> **Written instruction**: Reproduce nothing but the lines from the start of the material through the line that includes "ha='center', va='baseline', fontsize=18.2, color='black')", both ends included, and omit every picture.

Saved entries

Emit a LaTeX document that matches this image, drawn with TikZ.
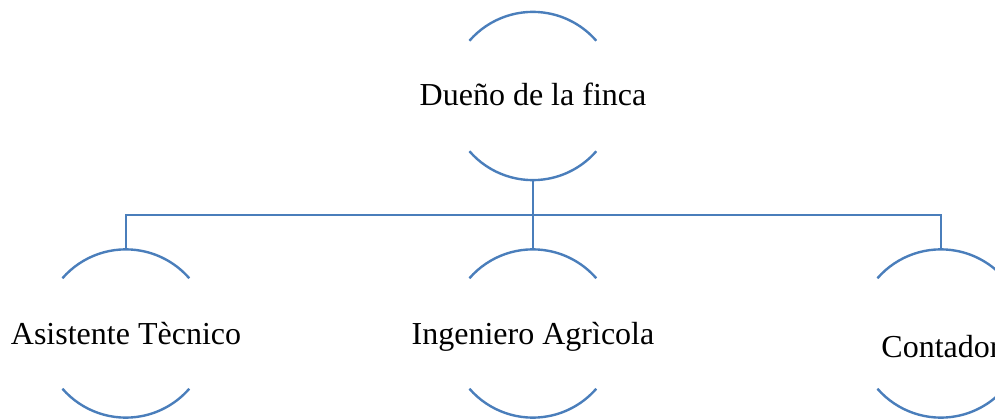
\documentclass[tikz,border=0pt]{standalone}
\usepackage{fontspec}
\setmainfont{Liberation Serif}
\definecolor{linkblue}{HTML}{4A7EBB}
\begin{document}
\begin{tikzpicture}[x=1pt,y=1pt,
  ring/.style={circle, minimum size=168pt, inner sep=0pt, draw=none},
  lbl/.style={anchor=base, inner sep=0pt, font=\fontsize{32}{38}\selectfont, text=black},
  wire/.style={draw=linkblue, line width=2.4pt}]
\useasboundingbox (0,0) rectangle (995,418);
\node[ring] (owner) at (533,322) {};
\node[ring] (tech) at (126,84.5) {};
\node[ring] (ing) at (533,84.5) {};
\node[ring] (cont) at (941,84.5) {};
\node[lbl] (ownerT) at ([yshift=-10pt]owner.center) {Dueño de la finca};
\node[lbl] (techT) at ([yshift=-10.5pt]tech.center) {Asistente Tècnico};
\node[lbl] (ingT) at ([yshift=-10.5pt]ing.center) {Ingeniero Agrìcola};
\node[lbl] (contT) at ([yshift=-23.5pt]cont.center) {Contador};
\foreach \n in {owner,tech,ing,cont}{
  \draw[wire] (\n.139) arc[start angle=139, end angle=41, radius=84pt];
  \draw[wire] (\n.221) arc[start angle=221, end angle=319, radius=84pt];
}
\coordinate (bus) at (0,203);
\draw[wire] (owner.south) -- (owner.south |- bus);
\draw[wire] (tech.north) |- (cont.north |- bus) -- (cont.north);
\draw[wire] (ing.north) -- (ing.north |- bus);
\end{tikzpicture}
\end{document}
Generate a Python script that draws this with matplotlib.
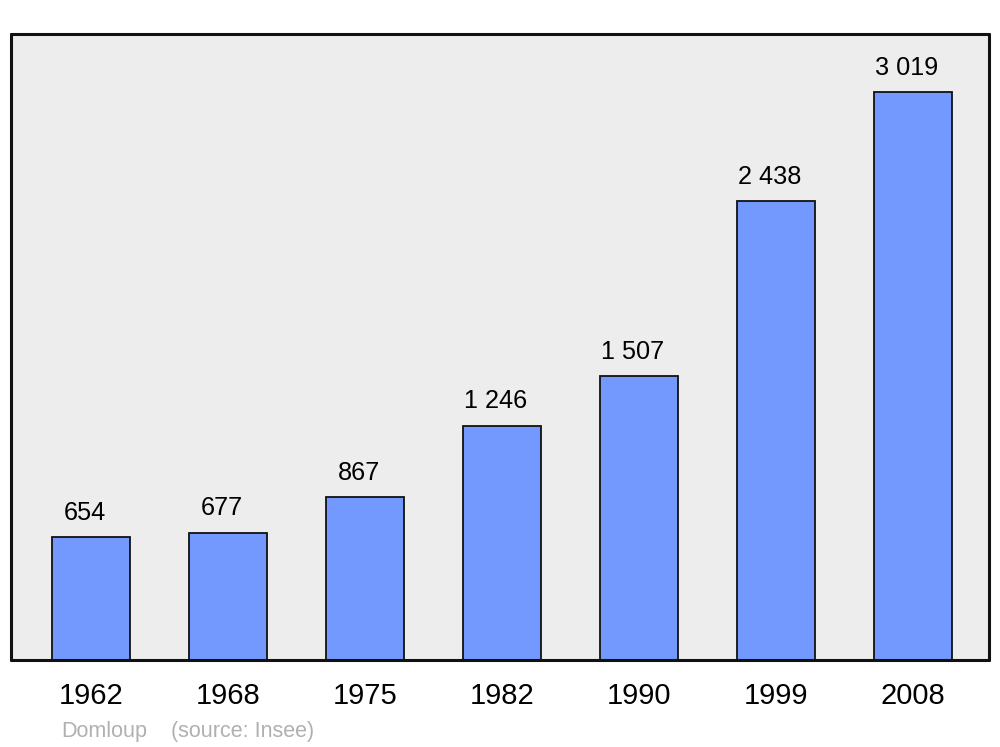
import matplotlib
matplotlib.use("Agg")
import matplotlib.pyplot as plt

years = ["1962", "1968", "1975", "1982", "1990", "1999", "2008"]
population = [654, 677, 867, 1246, 1507, 2438, 3019]
value_labels = ["654", "677", "867", "1 246", "1 507", "2 438", "3 019"]

plt.rcParams['font.family'] = ['Liberation Sans', 'DejaVu Sans']

fig = plt.figure(figsize=(10, 7.47), dpi=100)
ax = fig.add_axes([0.011, 1 - 660/747, 0.978, (660 - 34)/747])
ax.set_facecolor('#EDEDED')

x = list(range(len(years)))
ax.bar(x, population, width=0.57, color='#7399FF', edgecolor='#111111',
       linewidth=1.3, zorder=2)

for xi, v, lab in zip(x, population, value_labels):
    ax.annotate(lab, (xi, v), xytext=(-4.5, 12.5), textcoords='offset points',
                ha='center', va='baseline', fontsize=18.2, color='black')

ax.set_xlim(-0.588, 6.559)
ax.set_ylim(0, 3327)
ax.set_yticks([])
ax.set_xticks(x)
ax.set_xticklabels(years, fontsize=21)
ax.tick_params(axis='x', length=0, pad=16)
for s in ax.spines.values():
    s.set_linewidth(2.2)
    s.set_color('#111111')
    s.set_capstyle('round')
    s.set_zorder(3)

fig.text(0.061, 1 - 731.5/747, "Domloup", fontsize=15.5, color='#B0B0B0',
         ha='left', va='center')
fig.text(0.171, 1 - 731.5/747, "(source: Insee)", fontsize=15.5, color='#B0B0B0',
         ha='left', va='center')

fig.savefig("out.png", dpi=100, facecolor='white')
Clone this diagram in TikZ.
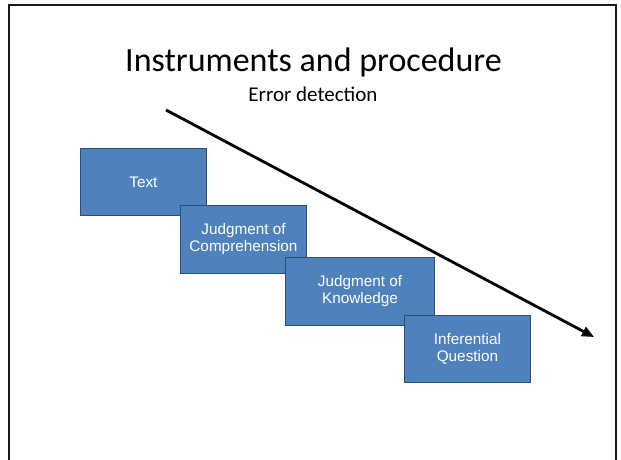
\documentclass[tikz,border=0pt]{standalone}
\usepackage{fontspec}
\setmainfont{Liberation Sans}
\newfontfamily\calibri{Carlito}
\usetikzlibrary{arrows.meta}
\definecolor{boxfill}{HTML}{4F81BD}
\definecolor{boxline}{HTML}{2C4D75}
\begin{document}
\begin{tikzpicture}[x=1pt,y=-1pt,
  stepbox/.style={draw=boxline, line width=0.9pt, fill=boxfill, text=white,
    font=\fontsize{15.3}{17}\selectfont, align=center, inner sep=0pt, anchor=north west},
  framebox/.style={draw=black!90, line width=2.8pt}]
\useasboundingbox (0,0) rectangle (621,459);
\fill[white] (0,0) rectangle (621,459);
\begin{scope}
\clip (0,0) rectangle (621,459);
\draw[framebox] (9,5) rectangle (616,480);
\end{scope}
\node (title) at (313.5,62) {\calibri\fontsize{34}{38}\selectfont Instruments and procedure};
\node (sub) at (313,94) {\calibri\fontsize{21}{24}\selectfont Error detection};
\node[stepbox, minimum width=126pt, minimum height=67pt] (text) at (80,148) {Text};
\node[stepbox, minimum width=126pt, minimum height=68pt] (comp) at (180,205) {Judgment of\\Comprehension};
\node[stepbox, minimum width=149pt, minimum height=68pt] (know) at (285,257) {Judgment of\\Knowledge};
\node[stepbox, minimum width=126pt, minimum height=67pt] (infer) at (404,315) {Inferential\\Question};
\coordinate (astart) at (166,110);
\coordinate (aend) at (594,337);
\draw[line width=2.8pt, -{Triangle[length=12pt,width=10pt]}] (astart) -- (aend);
\end{tikzpicture}
\end{document}
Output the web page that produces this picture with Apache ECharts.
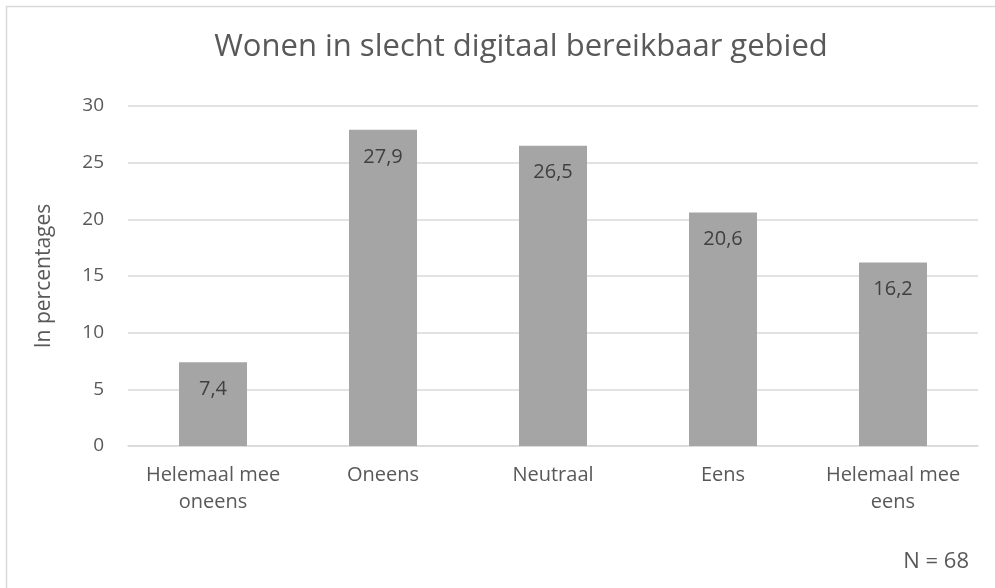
<!DOCTYPE html>
<html>
<head>
<meta charset="utf-8">
<script src="https://cdn.jsdelivr.net/npm/echarts@6/dist/echarts.min.js"></script>
<style>
	html, body {margin:0; padding:0; background:#fff;}
	#chart {width:995px; height:588px;}
</style>
</head>
<body>
<div id="chart"></div>
<script>
var categories = ["Helemaal mee\noneens", "Oneens", "Neutraal", "Eens", "Helemaal mee\neens"];
var values = [7.4, 27.9, 26.5, 20.6, 16.2];
var titleText = "Wonen in slecht digitaal bereikbaar gebied";
var axisName = "In percentages";
var noteText = "N = 68";

var font = "'Open Sans', 'Noto Sans', sans-serif";
var myChart = echarts.init(document.getElementById('chart'));
var option = {
	animation: false,
	textStyle: {fontFamily: font},
	graphic: [
		{
			type: 'rect',
			shape: {x: 6.5, y: 6.5, width: 1100, height: 700},
			style: {fill: 'none', stroke: '#d9d9d9', lineWidth: 1.5},
			silent: true
		},
		{
			type: 'text',
			right: 26,
			top: 551,
			style: {text: noteText, font: '22px ' + font, fill: '#595959'}
		}
	],
	title: {
		text: titleText,
		left: 516,
		top: 27,
		textAlign: 'center',
		textStyle: {fontSize: 31, fontWeight: 'normal', color: '#595959', fontFamily: font}
	},
	grid: {left: 128, right: 17, top: 106, bottom: 142},
	xAxis: {
		type: 'category',
		data: categories,
		axisLine: {lineStyle: {color: '#d9d9d9', width: 1.5}},
		axisTick: {show: false},
		axisLabel: {interval: 0, hideOverlap: false, color: '#595959', fontSize: 20, lineHeight: 27, margin: 16, fontFamily: font}
	},
	yAxis: {
		type: 'value',
		min: 0,
		max: 30,
		interval: 5,
		name: axisName,
		nameLocation: 'middle',
		nameGap: 73,
		nameTextStyle: {color: '#595959', fontSize: 21, fontFamily: font},
		axisLine: {show: false},
		axisTick: {show: false},
		axisLabel: {color: '#595959', fontSize: 19, margin: 24, fontFamily: font},
		splitLine: {lineStyle: {color: '#d9d9d9', width: 1.5}}
	},
	series: [{
		type: 'bar',
		data: values,
		barWidth: '40%',
		itemStyle: {color: '#a5a5a5'},
		label: {
			show: true,
			position: 'insideTop',
			distance: 17,
			color: '#404040',
			fontSize: 20,
			fontFamily: font,
			formatter: function(p){ return String(p.value).replace('.', ','); }
		}
	}]
};
myChart.setOption(option);
</script>
</body>
</html>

> **Written reply**:
Emit a LaTeX document that matches this image, drawn with TikZ.
\documentclass[tikz,border=0pt]{standalone}
\usepackage{fontspec}
\setmainfont{Liberation Serif}
\definecolor{linkblue}{HTML}{4A7EBB}
\begin{document}
\begin{tikzpicture}[x=1pt,y=1pt,
  ring/.style={circle, minimum size=168pt, inner sep=0pt, draw=none},
  lbl/.style={anchor=base, inner sep=0pt, font=\fontsize{32}{38}\selectfont, text=black},
  wire/.style={draw=linkblue, line width=2.4pt}]
\useasboundingbox (0,0) rectangle (995,418);
\node[ring] (owner) at (533,322) {};
\node[ring] (tech) at (126,84.5) {};
\node[ring] (ing) at (533,84.5) {};
\node[ring] (cont) at (941,84.5) {};
\node[lbl] (ownerT) at ([yshift=-10pt]owner.center) {Dueño de la finca};
\node[lbl] (techT) at ([yshift=-10.5pt]tech.center) {Asistente Tècnico};
\node[lbl] (ingT) at ([yshift=-10.5pt]ing.center) {Ingeniero Agrìcola};
\node[lbl] (contT) at ([yshift=-23.5pt]cont.center) {Contador};
\foreach \n in {owner,tech,ing,cont}{
  \draw[wire] (\n.139) arc[start angle=139, end angle=41, radius=84pt];
  \draw[wire] (\n.221) arc[start angle=221, end angle=319, radius=84pt];
}
\coordinate (bus) at (0,203);
\draw[wire] (owner.south) -- (owner.south |- bus);
\draw[wire] (tech.north) |- (cont.north |- bus) -- (cont.north);
\draw[wire] (ing.north) -- (ing.north |- bus);
\end{tikzpicture}
\end{document}
Generate a Python script that draws this with matplotlib.
import matplotlib
matplotlib.use("Agg")
import matplotlib.pyplot as plt

years = ["1962", "1968", "1975", "1982", "1990", "1999", "2008"]
population = [654, 677, 867, 1246, 1507, 2438, 3019]
value_labels = ["654", "677", "867", "1 246", "1 507", "2 438", "3 019"]

plt.rcParams['font.family'] = ['Liberation Sans', 'DejaVu Sans']

fig = plt.figure(figsize=(10, 7.47), dpi=100)
ax = fig.add_axes([0.011, 1 - 660/747, 0.978, (660 - 34)/747])
ax.set_facecolor('#EDEDED')

x = list(range(len(years)))
ax.bar(x, population, width=0.57, color='#7399FF', edgecolor='#111111',
       linewidth=1.3, zorder=2)

for xi, v, lab in zip(x, population, value_labels):
    ax.annotate(lab, (xi, v), xytext=(-4.5, 12.5), textcoords='offset points',
                ha='center', va='baseline', fontsize=18.2, color='black')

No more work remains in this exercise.